My FMIL is wonderful, but very religious. She is a devout Catholic, and both her previous sons had Catholic priests officiate the weddings (even the son who is Episcopalian.)
My fiance doesn't care who officiates, as he is agnostic and never goes to church, other than when the family insists on it (holidays, christenings etc.)
I'm agnostic, but was raised Episcopalian, and have a few priests who did a lot for me when I was young. I'd love to know my officiant, and have it be someone who positively effected my life.
If I knew a Catholic priest, or my fiance knew one, who we were connected to, perhaps I'd consider having a Catholic priest- but we don't. I don't feel comfortable with a stranger up there bringing in religious aspects neither I or my fiance ascribe to.
FMIL asked if we'd have a Catholic priest- I told her probably not, and explained my close connection with the priests from my private school days. She seemed unhappy with this- and seems to think only Catholic priests are 'real' priests- but didn't press the matter.
I respect her beliefs (as much as I can), but I'm not compromising on this. Neither her son or I are religious, and he has no connection to any Catholic priests.
Any advice from those of you who have gone through this? I don't want this to turn into a 'thing.' I love his mother dearly, and want things to continue as smoothly as they have.
Re: officiant/religion FMIL issue
There are some prayers that aren't really all that religious- general about love etc.
No Catholic priest would be permitted to perform the Sacrament of Holy Matrimony outside of a Catholic church. I am surprised your FMIL doesn't know this.
Tell FMIL that a Catholic ceremony isn't possible.
The reason that this is a big deal to your FMIL is that, in the eyes of the Catholic church, only Catholic marriages performed in a Catholic church by a Catholic priest are valid. Your FI will not be able to practice the Catholic faith after he is married outside the church. (No communion.)
My fiance is definitely not an acting Catholic- but I think his mom is in denial on that one. Not sure I should be the one to stir that particular pot- but will definitely discuss that with the FI later. Thank you for the information!
His brother was probably married in the Catholic church before converting.
If you were to be married in the Catholic church, your FI would have the option to continue as a Catholic, but you would not have to convert. You would have to take pre-cana classes with your FI before your marriage, and to agree "not to interfere" with your children being raised as Catholics.
The Episcopal wedding ceremony is very similar in form to the Catholic ceremony.
FI and I were both raised Catholic, and neither of us considers ourselves Catholic now. FI is a Unitarian Universalist and I am agnostic. Both of our mothers are practicing Catholics, and neither one pressured us to have a wedding officiated by a priest. Though they don't agree with all of our beliefs, they respect them. We are having a UU minister friend of FI's officiate our wedding.
If you wanted a "religious" person to officiate, you might want to contact your local Unitarian Church. I'm not a UU, but as best as I can describe their philosophy of faith is that belief (or non-belief) in religious doctrine is a personal thing, but that certain principles of respect and kindness should guide us. If you want a secular wedding officiant, there are plenty of options for that as well.
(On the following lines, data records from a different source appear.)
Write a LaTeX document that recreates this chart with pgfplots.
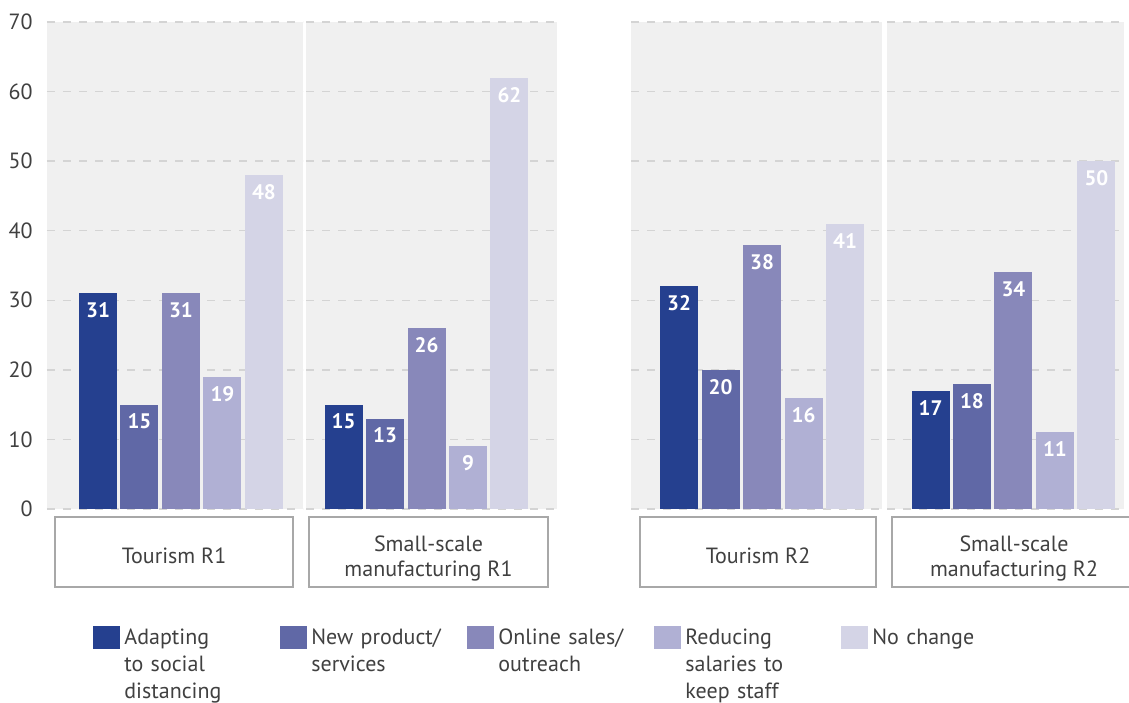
\documentclass[border=0pt]{standalone}
\usepackage{fontspec}
\setmainfont{PT Sans}
\usepackage{pgfplots}
\pgfplotsset{compat=1.18}
\definecolor{c1}{RGB}{37,64,143}
\definecolor{c2}{RGB}{96,104,166}
\definecolor{c3}{RGB}{136,136,186}
\definecolor{c4}{RGB}{176,176,212}
\definecolor{c5}{RGB}{212,212,230}
\definecolor{bgc}{RGB}{240,240,240}
\definecolor{gridc}{RGB}{212,212,212}
\definecolor{boxc}{RGB}{168,168,168}
\definecolor{txtc}{RGB}{64,64,64}
\pgfplotsset{
  panel/.style={
    scale only axis, height=243.5pt, ymin=0, ymax=70, enlargelimits=false,
    anchor=south west,
    axis background/.style={fill=bgc},
    axis line style={draw=none},
    ytick={0,10,...,70}, xtick=\empty,
    major tick length=0pt,
    ymajorgrids, grid style={gridc, line width=0.75pt, dash pattern=on 4pt off 4pt},
    ybar, bar width=19pt, bar shift=0pt,
    nodes near coords,
    every node near coord/.append style={anchor=north, inner sep=0pt, yshift=-4.5pt,
      font=\bfseries\fontsize{10.5}{12}\selectfont, text=white},
    yticklabels={},
    /pgf/number format/assume math mode=true,
    yticklabel style={font=\fontsize{11}{12}\selectfont, text=txtc, anchor=east, inner sep=0pt, xshift=-7pt},
  },
}
\begin{document}
\begin{tikzpicture}
\useasboundingbox (0pt,0pt) rectangle (564.5pt,351pt);
% Tourism R1
\begin{axis}[panel, at={(23.5pt,96.5pt)}, width=128pt, xmin=-0.229, xmax=5.940,
  yticklabels={0,10,20,30,40,50,60,70},
  legend columns=5,
  legend style={at={(rel axis cs:0.1797,-0.2403)}, anchor=north west, draw=none, fill=none, inner sep=0pt,
    nodes={inner sep=0pt, text width=75pt, align=left, font=\fontsize{11}{13.5}\selectfont, text=txtc},
    /tikz/every odd column/.append style={column sep=2pt},
    /tikz/every even column/.append style={column sep=3pt}},
  legend image code/.code={\fill[#1] (0pt,-5.75pt) rectangle (13.5pt,5.75pt);},
  ]
\addplot[fill=c1, draw=none] coordinates {(1,31)};
\addlegendentry{Adapting\\to social\\distancing}
\addplot[fill=c2, draw=none] coordinates {(2,15)};
\addlegendentry{New product/\\services}
\addplot[fill=c3, draw=none] coordinates {(3,31)};
\addlegendentry{Online sales/\\outreach}
\addplot[fill=c4, draw=none] coordinates {(4,19)};
\addlegendentry{Reducing\\salaries to\\keep staff}
\addplot[fill=c5, draw=none] coordinates {(5,48)};
\addlegendentry{No change}
\end{axis}
% Small-scale R1
\begin{axis}[panel, at={(153pt,96.5pt)}, width=125.5pt, xmin=0.096, xmax=6.145]
\addplot[fill=c1, draw=none] coordinates {(1,15)};
\addplot[fill=c2, draw=none] coordinates {(2,13)};
\addplot[fill=c3, draw=none] coordinates {(3,26)};
\addplot[fill=c4, draw=none] coordinates {(4,9)};
\addplot[fill=c5, draw=none] coordinates {(5,62)};
\end{axis}
% Tourism R2
\begin{axis}[panel, at={(315.5pt,96.5pt)}, width=125.5pt, xmin=-0.157, xmax=5.891]
\addplot[fill=c1, draw=none] coordinates {(1,32)};
\addplot[fill=c2, draw=none] coordinates {(2,20)};
\addplot[fill=c3, draw=none] coordinates {(3,38)};
\addplot[fill=c4, draw=none] coordinates {(4,16)};
\addplot[fill=c5, draw=none] coordinates {(5,41)};
\end{axis}
% Small-scale R2
\begin{axis}[panel, at={(443.5pt,96.5pt)}, width=118.5pt, xmin=-0.048, xmax=5.663]
\addplot[fill=c1, draw=none] coordinates {(1,17)};
\addplot[fill=c2, draw=none] coordinates {(2,18)};
\addplot[fill=c3, draw=none] coordinates {(3,34)};
\addplot[fill=c4, draw=none] coordinates {(4,11)};
\addplot[fill=c5, draw=none] coordinates {(5,50)};
\end{axis}
% category boxes
\begin{scope}[x=0.5pt, y=-0.5pt, yshift=351pt]
\draw[boxc, line width=1pt] (55,517) rectangle (293,587);
\draw[boxc, line width=1pt] (309,517) rectangle (548,587);
\draw[boxc, line width=1pt] (640,517) rectangle (876,587);
\draw[boxc, line width=1pt] (892,517) rectangle (1135,587);
\begin{scope}[every node/.style={text=txtc, align=center, font=\fontsize{11}{12.5}\selectfont, inner sep=0pt}]
\node at (174,556) {Tourism R1};
\node at (428.5,558) {Small-scale\\manufacturing R1};
\node at (758,556) {Tourism R2};
\node at (1014,558) {Small-scale\\manufacturing R2};
\end{scope}
\end{scope}
\end{tikzpicture}
\end{document}
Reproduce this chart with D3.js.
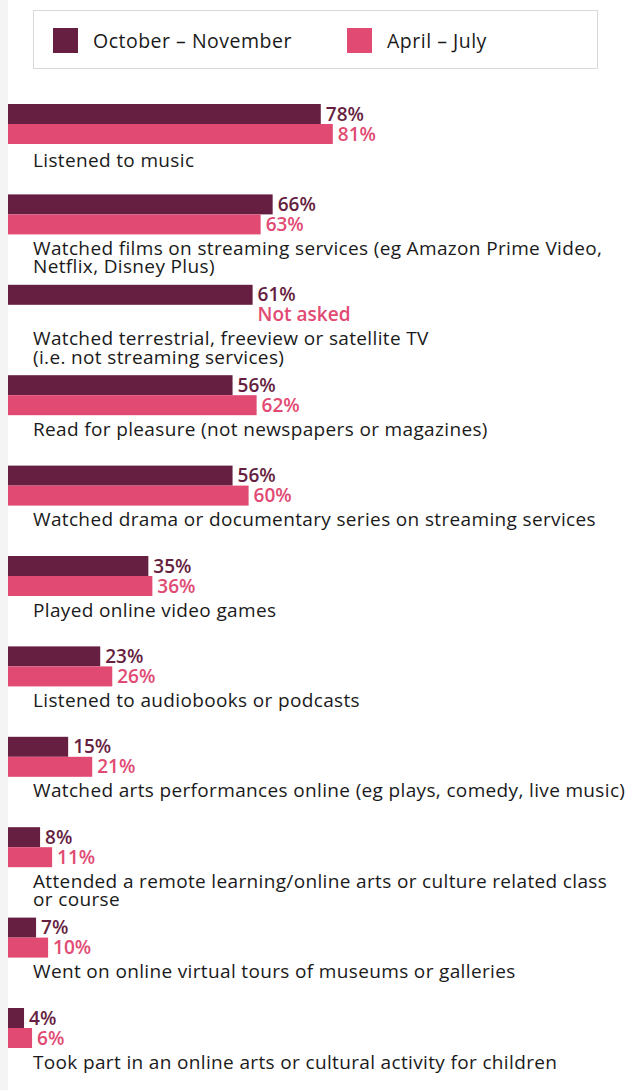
<!DOCTYPE html>
<html>
<head>
<meta charset="utf-8">
<script src="https://cdn.jsdelivr.net/npm/d3@7"></script>
<style>
  html, body { margin: 0; padding: 0; background: #ffffff; }
  svg { display: block; }
</style>
</head>
<body>
<div id="chart"></div>
<script>
// Arts and culture activities done online, two survey periods
const activities = [
  ["Listened to music"],
  ["Watched films on streaming services (eg Amazon Prime Video,", "Netflix, Disney Plus)"],
  ["Watched terrestrial, freeview or satellite TV", "(i.e. not streaming services)"],
  ["Read for pleasure (not newspapers or magazines)"],
  ["Watched drama or documentary series on streaming services"],
  ["Played online video games"],
  ["Listened to audiobooks or podcasts"],
  ["Watched arts performances online (eg plays, comedy, live music)"],
  ["Attended a remote learning/online arts or culture related class", "or course"],
  ["Went on online virtual tours of museums or galleries"],
  ["Took part in an online arts or cultural activity for children"]
];
const seriesNames = ["October \u2013 November", "April \u2013 July"];
const octNov = [78, 66, 61, 56, 56, 35, 23, 15, 8, 7, 4];
const aprJul = [81, 63, null, 62, 60, 36, 26, 21, 11, 10, 6];
const missingLabel = "Not asked";
const colors = ["#661f41", "#e14a73"];

const W = 630, H = 1090;
const FONT = "'Open Sans', sans-serif";

const svg = d3.select("#chart").append("svg")
  .attr("width", W).attr("height", H);

// grey strip down the left edge
svg.append("rect").attr("x", 0).attr("y", 0).attr("width", 8).attr("height", H)
  .attr("fill", "#f4f4f4");

// legend
const legend = svg.append("g");
legend.append("rect")
  .attr("x", 33.5).attr("y", 10.5).attr("width", 564).attr("height", 58)
  .attr("fill", "#fff").attr("stroke", "#d9d9d9").attr("stroke-width", 1);
const legendX = [53, 347];
seriesNames.forEach((name, i) => {
  legend.append("rect")
    .attr("x", legendX[i]).attr("y", 28).attr("width", 25).attr("height", 25)
    .attr("fill", colors[i]);
  legend.append("text")
    .attr("x", legendX[i] + 40).attr("y", 48)
    .attr("font-family", FONT).attr("font-size", 19.5)
    .attr("letter-spacing", 0.5)
    .attr("fill", "#1a1a1a")
    .text(name);
});

// scales
const x = d3.scaleLinear().domain([0, 100]).range([8, 409]);
const y = d3.scaleBand()
  .domain(d3.range(activities.length))
  .range([104, 104 + 90.4 * activities.length])
  .paddingInner(0).paddingOuter(0);
const sub = d3.scaleBand().domain([0, 1]).range([0, 40]);

const rows = activities.map((lines, i) => ({
  i, lines, values: [octNov[i], aprJul[i]]
}));

const g = svg.selectAll("g.row").data(rows).join("g")
  .attr("class", "row")
  .attr("transform", d => `translate(0,${y(d.i)})`);

// bars
g.selectAll("rect.bar")
  .data(d => d.values.map((v, s) => ({ v, s })).filter(e => e.v != null))
  .join("rect")
  .attr("class", "bar")
  .attr("x", x(0))
  .attr("y", e => sub(e.s))
  .attr("width", e => x(e.v) - x(0))
  .attr("height", sub.bandwidth())
  .attr("fill", e => colors[e.s]);

// value labels (a missing value sits beside the other period's bar)
g.selectAll("text.val")
  .data(d => d.values.map((v, s) => ({ v, s, ref: d.values[0] })))
  .join("text")
  .attr("class", "val")
  .attr("x", e => x(e.v != null ? e.v : e.ref) + 5)
  .attr("y", e => sub(e.s) + sub.bandwidth() - 3.5)
  .attr("font-family", FONT).attr("font-size", 19).attr("font-weight", 600)
  .attr("fill", e => colors[e.s])
  .text(e => e.v != null ? e.v + "%" : missingLabel);

// category labels
g.append("text")
  .attr("class", "cat")
  .attr("x", 33)
  .attr("y", d => d.i === 0 ? 62.5 : 60.5)
  .attr("font-family", FONT).attr("font-size", 19)
  .attr("letter-spacing", 0.35)
  .attr("fill", "#1a1a1a")
  .selectAll("tspan")
  .data(d => d.lines)
  .join("tspan")
  .attr("x", 33)
  .attr("dy", (l, j) => j === 0 ? 0 : 18.3)
  .text(l => l);
</script>
</body>
</html>
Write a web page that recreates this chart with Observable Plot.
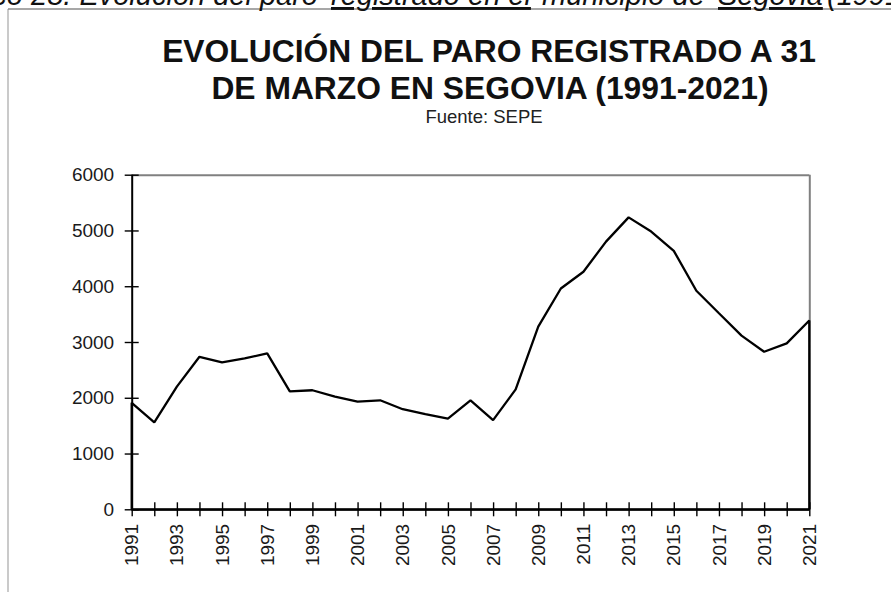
<!DOCTYPE html>
<html><head><meta charset="utf-8">
<script src="https://cdn.jsdelivr.net/npm/d3@7"></script>
<script src="https://cdn.jsdelivr.net/npm/@observablehq/plot@0.6"></script>
<style>
html,body{margin:0;padding:0;background:#fff;}
#wrap{position:relative;width:891px;height:592px;overflow:hidden;font-family:"Liberation Sans",Arial,sans-serif;}
#wrap > svg{position:absolute;left:0;top:0;}
</style></head><body><div id="wrap"></div>
<script>
// ---- data ----
const years = [1991,1992,1993,1994,1995,1996,1997,1998,1999,2000,2001,2002,2003,2004,2005,2006,2007,2008,2009,2010,2011,2012,2013,2014,2015,2016,2017,2018,2019,2020,2021];
const paro  = [1910,1560,2200,2735,2635,2705,2795,2115,2135,2020,1930,1955,1795,1705,1625,1955,1600,2150,3275,3960,4260,4800,5235,4980,4635,3920,3515,3115,2825,2975,3385];
const yTicks = [0,1000,2000,3000,4000,5000,6000];
const xLabelYears = [1991,1993,1995,1997,1999,2001,2003,2005,2007,2009,2011,2013,2015,2017,2019,2021];
const titleLines = ["EVOLUCIÓN DEL PARO REGISTRADO A 31", "DE MARZO EN SEGOVIA (1991-2021)"];
const sourceText = "Fuente: SEPE";
const captionParts = ["Gráfico 28. Evolución del paro", "registrado en el", "municipio de", "Segovia", "(1991-2021)"];

const data = years.map((y, i) => ({year: y, paro: paro[i]}));
const font = "Liberation Sans, Arial, sans-serif";

const chart = Plot.plot({
  width: 891, height: 592,
  marginLeft: 131.7, marginRight: 81.7, marginTop: 174.7, marginBottom: 82.7,
  style: {fontFamily: font, fontSize: "19px", color: "#111", background: "white", overflow: "visible"},
  x: {type: "linear", domain: [1991, 2021]},
  y: {domain: [0, 6000]},
  marks: [
    Plot.ruleY([6000], {stroke: "#808080", strokeWidth: 2}),
    Plot.ruleX([2021], {y1: 0, y2: 6000, stroke: "#808080", strokeWidth: 2}),
    Plot.areaY(data, {x: "year", y: "paro", fill: "white", stroke: "black", strokeWidth: 2.3, strokeLinejoin: "miter"}),
    Plot.ruleX([1991], {y1: 0, y2: 6000, stroke: "black", strokeWidth: 2}),
    Plot.ruleY([0], {stroke: "black", strokeWidth: 2}),
    Plot.axisY({ticks: yTicks, anchor: "left", tickSize: 14, dx: 7, fill: "none", stroke: "black", strokeWidth: 1.4, label: null}),
    Plot.axisY({ticks: yTicks, anchor: "left", tickSize: 0, tickPadding: 18, fill: "#1a1a1a", fontSize: 19, label: null, tickFormat: d => String(d)}),
    Plot.axisX({ticks: years, anchor: "bottom", tickSize: 14, dy: -7, fill: "none", stroke: "black", strokeWidth: 1.4, label: null}),
    Plot.axisX({ticks: xLabelYears, anchor: "bottom", tickSize: 0, tickPadding: 14, tickRotate: -90, fill: "#1a1a1a", fontSize: 19, label: null, tickFormat: d => String(d)})
  ]
});
document.getElementById("wrap").appendChild(chart);

// ---- overlay: document frame, caption, title ----
const ns = "http://www.w3.org/2000/svg";
const ov = document.createElementNS(ns, "svg");
ov.setAttribute("width", 891); ov.setAttribute("height", 592);
ov.style.fontFamily = font;
function el(tag, attrs, txt) {
  const e = document.createElementNS(ns, tag);
  for (const k in attrs) e.setAttribute(k, attrs[k]);
  if (txt !== undefined) e.textContent = txt;
  ov.appendChild(e);
  return e;
}
el("line", {x1: 8, y1: 9, x2: 8, y2: 592, stroke: "#b8b8b8", "stroke-width": 1.5});
el("line", {x1: 8, y1: 9, x2: 891, y2: 9, stroke: "#8a8a8a", "stroke-width": 1.5});
const capStyle = {y: 5, "font-size": 29, "font-style": "italic", fill: "#111"};
el("text", {...capStyle, x: 318, "text-anchor": "end"}, captionParts[0]);
el("text", {...capStyle, x: 331, "text-decoration": "underline"}, captionParts[1]);
el("text", {...capStyle, x: 542}, captionParts[2]);
el("text", {...capStyle, x: 718, "text-decoration": "underline"}, captionParts[3]);
el("text", {...capStyle, x: 827}, captionParts[4]);
el("text", {x: 489, y: 62, "text-anchor": "middle", "font-size": 31.8, "font-weight": "bold", fill: "#111"}, titleLines[0]);
el("text", {x: 490, y: 98.5, "text-anchor": "middle", "font-size": 31.8, "font-weight": "bold", fill: "#111"}, titleLines[1]);
el("text", {x: 484, y: 123, "text-anchor": "middle", "font-size": 18.5, fill: "#222"}, sourceText);
document.getElementById("wrap").appendChild(ov);
</script>
</body></html>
This is one of those "It's our wedding, so we get to" things. Your FI should talk to his mom and gently tell her to butt out.
i am not sure how all catholic churches work but we asked him a lot of questions and the ones he was not sure of he got the correct info and got back to us.
So your problem is that your FMIL needs to accept that. Let her know that while you respect that she is a devout Catholic, you in turn need her to respect that you and your FI are not, and under those circumstances, it would not be appropriate for you to have a Catholic priest officiate.
Edited to add: Your FI should be the one to give her the message. It is essential that he makes clear to her that you are standing as a team on this.
Anyway, I agree with pps that say the ceremony is something you and your fiance get to decide on and his mother does not. Luckily you and Fi are on the same page. At least, I think you are. He's ok with an Episcopalian officiant?
o.0 Really? That simple? The Eucharist is mentioned all over the historical novel books I read (Philippa Gregory) and I never put two and two together. I thought it was, like, part of the mass or a specific type of mass. But it's just another word for Mass?
With that said, my friends who are athiest, were married outside of a church, but allowed her father to select the officiant, whom they knew would be from the church. He selected a monk who performed the most beautiful, meaningful ceremony that I have ever witnessed (and I am Athiest as well) and even thinking about it makes me tear up. They did not have to go to any classes and were very grateful to have had him officiate. They took from the ceremony what was meaningful to them.
She lost a child 2 years ago and they asked the monk to preside over the burial as well because she felt he had connected their lives.
So just food for thought. I do agree that if your MIL chooses to press, your fiance has to have a discussion with her about his views on religion.
You'll never be subject to a cash bar, gap, potluck wedding, or b-list if you marry a Muppet Overlord.